Concernant nos écoles de formation, nous prenons en compte l'ensemble de l'éventail des menaces potentielles et du spectre de nos missions. Comme je l'ai dit dans mon propos liminaire, les opérations en cours ne constituent pas la seule finalité de l'outil de défense. De même, il convient de ne pas oublier les méthodes propres aux engagements de plus grande voire de haute intensité.

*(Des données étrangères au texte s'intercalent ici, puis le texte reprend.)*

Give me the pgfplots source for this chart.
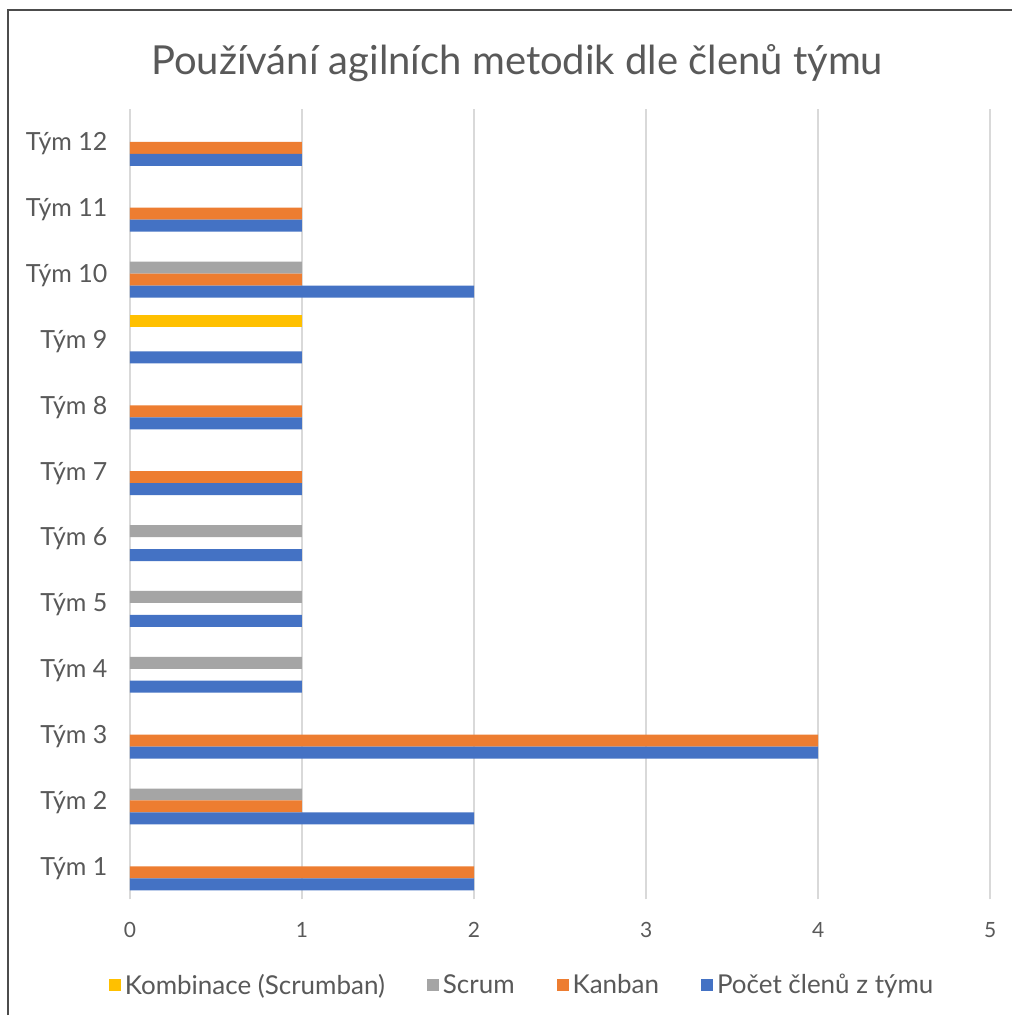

Il ne faut donc pas s'en tenir aux guerres asymétriques ou hybrides, car dans l'hybridité, il peut y avoir une part symétrique conventionnelle avec le déploiement de blindés lourds parallèlement à celui de forces spéciales ou légères.

On parle toujours d'asymétrie en notre défaveur, utilisée par nos adversaires pour contourner ou niveler notre supériorité grâce notamment aux technologies du marché allant des réseaux sociaux aux engins explosifs improvisés tout en n'hésitant pas à l'utilisation de la population environnante pour nous interdire l'usage de la force. Mais, nos adversaires sont donc aussi avant tout confrontés à une asymétrie technologique en notre faveur. Il nous faut donc conserver cette supériorité, notamment pour savoir, pour distribuer simultanément des effets contraignant loin de nos bases, pour discriminer les cibles, pour évaluer nos actions ou encore protéger nos forces lorsque celles-ci sont au contact, sans oublier pour être en mesure de commander. Revenant sur l'enseignement dans nos écoles, le temps y est précieux pour faire s'approprier par nos futurs chefs militaires leur culture, celle des opérations. À ce titre, le Retex y a toute sa place, car c'est souvent lui qui facilitera la compréhension de la doctrine à partir des exemples du terrain.